- GIVEN MATERIAL -
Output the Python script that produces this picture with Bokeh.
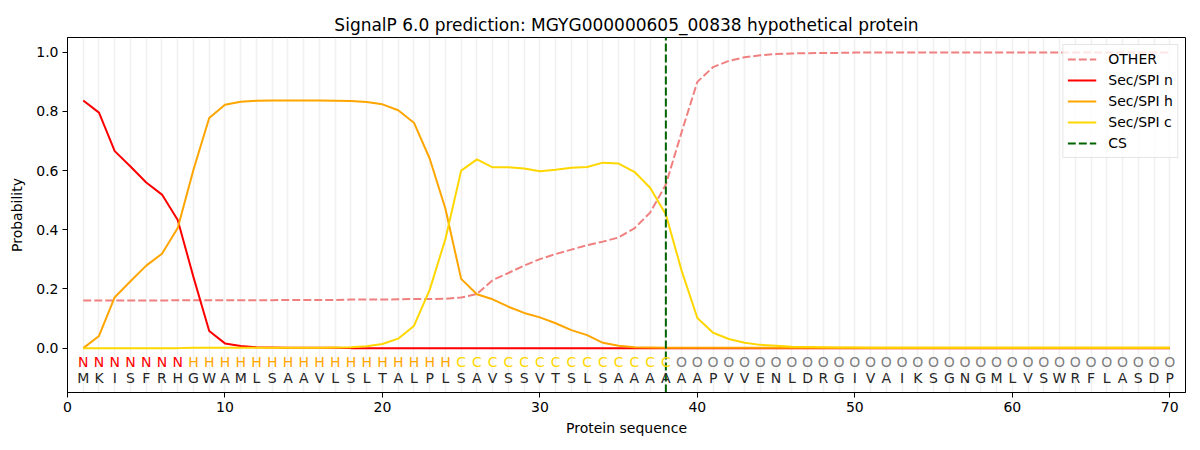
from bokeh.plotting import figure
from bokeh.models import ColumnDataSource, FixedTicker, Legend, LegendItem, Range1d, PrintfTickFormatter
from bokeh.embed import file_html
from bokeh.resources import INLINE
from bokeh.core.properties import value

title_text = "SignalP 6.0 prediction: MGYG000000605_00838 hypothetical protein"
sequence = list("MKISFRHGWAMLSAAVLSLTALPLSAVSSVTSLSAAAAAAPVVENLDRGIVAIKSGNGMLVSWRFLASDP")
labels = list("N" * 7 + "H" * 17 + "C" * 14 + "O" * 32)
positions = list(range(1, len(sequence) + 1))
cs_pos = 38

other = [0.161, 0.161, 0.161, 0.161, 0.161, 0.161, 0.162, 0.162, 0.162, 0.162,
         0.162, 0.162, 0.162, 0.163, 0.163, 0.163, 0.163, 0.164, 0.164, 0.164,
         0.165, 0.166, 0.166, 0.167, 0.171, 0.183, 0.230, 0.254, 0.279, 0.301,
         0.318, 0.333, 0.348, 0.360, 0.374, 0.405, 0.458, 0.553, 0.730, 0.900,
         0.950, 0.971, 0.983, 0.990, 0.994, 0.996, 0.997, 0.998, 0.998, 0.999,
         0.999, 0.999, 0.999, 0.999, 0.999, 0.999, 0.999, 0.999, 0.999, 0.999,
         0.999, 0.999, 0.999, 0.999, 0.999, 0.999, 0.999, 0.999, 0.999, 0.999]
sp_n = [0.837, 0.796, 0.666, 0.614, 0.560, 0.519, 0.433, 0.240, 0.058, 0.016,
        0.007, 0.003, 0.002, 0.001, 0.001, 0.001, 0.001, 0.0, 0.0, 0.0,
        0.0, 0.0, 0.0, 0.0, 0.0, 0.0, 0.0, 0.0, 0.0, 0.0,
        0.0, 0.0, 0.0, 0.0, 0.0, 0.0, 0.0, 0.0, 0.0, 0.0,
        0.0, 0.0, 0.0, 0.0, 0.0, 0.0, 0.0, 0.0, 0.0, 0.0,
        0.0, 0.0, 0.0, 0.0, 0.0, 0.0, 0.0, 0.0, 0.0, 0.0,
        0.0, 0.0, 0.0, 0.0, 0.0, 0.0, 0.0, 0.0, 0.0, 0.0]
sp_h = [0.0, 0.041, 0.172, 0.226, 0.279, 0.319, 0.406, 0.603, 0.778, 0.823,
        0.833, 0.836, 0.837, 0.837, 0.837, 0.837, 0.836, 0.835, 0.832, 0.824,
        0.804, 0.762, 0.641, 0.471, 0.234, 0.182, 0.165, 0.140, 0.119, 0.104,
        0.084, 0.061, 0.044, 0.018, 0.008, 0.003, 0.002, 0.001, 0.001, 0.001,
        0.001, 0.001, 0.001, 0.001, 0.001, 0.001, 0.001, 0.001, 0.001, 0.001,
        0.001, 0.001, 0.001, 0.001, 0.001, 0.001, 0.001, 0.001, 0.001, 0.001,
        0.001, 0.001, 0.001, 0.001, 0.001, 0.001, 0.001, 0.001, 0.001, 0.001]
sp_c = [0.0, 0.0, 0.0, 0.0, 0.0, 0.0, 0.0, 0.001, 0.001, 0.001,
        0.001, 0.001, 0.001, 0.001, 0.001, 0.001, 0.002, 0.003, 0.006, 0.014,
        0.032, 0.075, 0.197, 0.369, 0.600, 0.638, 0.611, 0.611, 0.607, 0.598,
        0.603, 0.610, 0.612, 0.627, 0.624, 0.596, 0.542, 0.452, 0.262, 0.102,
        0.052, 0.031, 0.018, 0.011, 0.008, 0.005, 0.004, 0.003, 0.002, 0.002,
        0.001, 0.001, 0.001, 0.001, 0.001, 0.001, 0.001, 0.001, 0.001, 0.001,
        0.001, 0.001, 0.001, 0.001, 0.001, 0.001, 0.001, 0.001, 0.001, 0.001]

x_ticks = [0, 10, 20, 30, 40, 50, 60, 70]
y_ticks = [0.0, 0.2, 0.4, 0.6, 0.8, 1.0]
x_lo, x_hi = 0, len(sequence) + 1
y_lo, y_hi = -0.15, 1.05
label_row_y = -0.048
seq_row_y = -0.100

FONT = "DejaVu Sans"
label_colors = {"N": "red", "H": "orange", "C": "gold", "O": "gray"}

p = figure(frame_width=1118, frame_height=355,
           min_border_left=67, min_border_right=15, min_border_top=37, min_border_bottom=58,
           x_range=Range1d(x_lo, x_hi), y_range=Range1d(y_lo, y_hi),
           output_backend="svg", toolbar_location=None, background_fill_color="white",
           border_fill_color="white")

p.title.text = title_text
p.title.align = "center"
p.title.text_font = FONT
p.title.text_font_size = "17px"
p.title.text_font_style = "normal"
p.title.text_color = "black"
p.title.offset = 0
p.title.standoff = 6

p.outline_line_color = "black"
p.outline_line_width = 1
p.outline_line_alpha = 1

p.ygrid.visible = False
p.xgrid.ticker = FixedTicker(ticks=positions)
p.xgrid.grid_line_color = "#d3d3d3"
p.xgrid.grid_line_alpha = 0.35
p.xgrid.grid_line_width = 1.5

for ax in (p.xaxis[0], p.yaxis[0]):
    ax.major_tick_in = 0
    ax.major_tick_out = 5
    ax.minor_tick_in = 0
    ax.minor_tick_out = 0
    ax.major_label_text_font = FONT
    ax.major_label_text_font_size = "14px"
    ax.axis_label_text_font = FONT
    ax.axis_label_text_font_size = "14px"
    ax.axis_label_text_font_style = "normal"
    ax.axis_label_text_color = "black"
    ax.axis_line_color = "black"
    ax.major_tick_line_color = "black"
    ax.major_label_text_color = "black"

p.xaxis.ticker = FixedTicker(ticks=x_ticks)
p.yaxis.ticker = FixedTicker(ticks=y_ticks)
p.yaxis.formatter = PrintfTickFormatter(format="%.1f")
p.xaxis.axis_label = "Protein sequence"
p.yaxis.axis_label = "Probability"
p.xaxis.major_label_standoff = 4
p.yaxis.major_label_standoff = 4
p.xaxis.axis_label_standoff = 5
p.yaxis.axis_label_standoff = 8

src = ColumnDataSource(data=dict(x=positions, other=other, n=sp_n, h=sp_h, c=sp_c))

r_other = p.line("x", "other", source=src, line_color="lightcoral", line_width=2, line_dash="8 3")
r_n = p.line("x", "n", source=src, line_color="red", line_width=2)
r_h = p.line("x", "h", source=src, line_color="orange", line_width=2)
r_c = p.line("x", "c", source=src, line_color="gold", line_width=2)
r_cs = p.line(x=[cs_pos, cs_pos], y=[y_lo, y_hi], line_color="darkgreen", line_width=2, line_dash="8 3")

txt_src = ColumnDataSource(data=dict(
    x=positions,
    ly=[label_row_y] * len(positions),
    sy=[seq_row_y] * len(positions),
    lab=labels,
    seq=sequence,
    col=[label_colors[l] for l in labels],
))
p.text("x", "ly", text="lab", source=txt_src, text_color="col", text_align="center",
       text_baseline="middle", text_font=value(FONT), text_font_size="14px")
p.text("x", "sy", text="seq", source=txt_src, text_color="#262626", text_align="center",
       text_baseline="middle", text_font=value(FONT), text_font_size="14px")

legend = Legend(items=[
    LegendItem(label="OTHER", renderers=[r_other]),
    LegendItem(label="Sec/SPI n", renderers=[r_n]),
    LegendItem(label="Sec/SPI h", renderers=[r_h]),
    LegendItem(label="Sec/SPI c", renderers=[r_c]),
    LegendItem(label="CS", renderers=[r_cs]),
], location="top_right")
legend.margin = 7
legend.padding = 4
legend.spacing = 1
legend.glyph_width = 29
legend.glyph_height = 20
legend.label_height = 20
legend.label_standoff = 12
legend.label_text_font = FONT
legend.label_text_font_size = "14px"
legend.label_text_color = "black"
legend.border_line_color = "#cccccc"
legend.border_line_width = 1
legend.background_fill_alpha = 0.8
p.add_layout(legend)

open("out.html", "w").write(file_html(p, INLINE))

- DIRECTION -
With the pictures left out, restate word for word every line of the data above, from the first down to the line that contains "from bokeh.core.properties import value".

- RESPONSE FOR THIS EXERCISE -
Output the Python script that produces this picture with Bokeh.
from bokeh.plotting import figure
from bokeh.models import ColumnDataSource, FixedTicker, Legend, LegendItem, Range1d, PrintfTickFormatter
from bokeh.embed import file_html
from bokeh.resources import INLINE
from bokeh.core.properties import value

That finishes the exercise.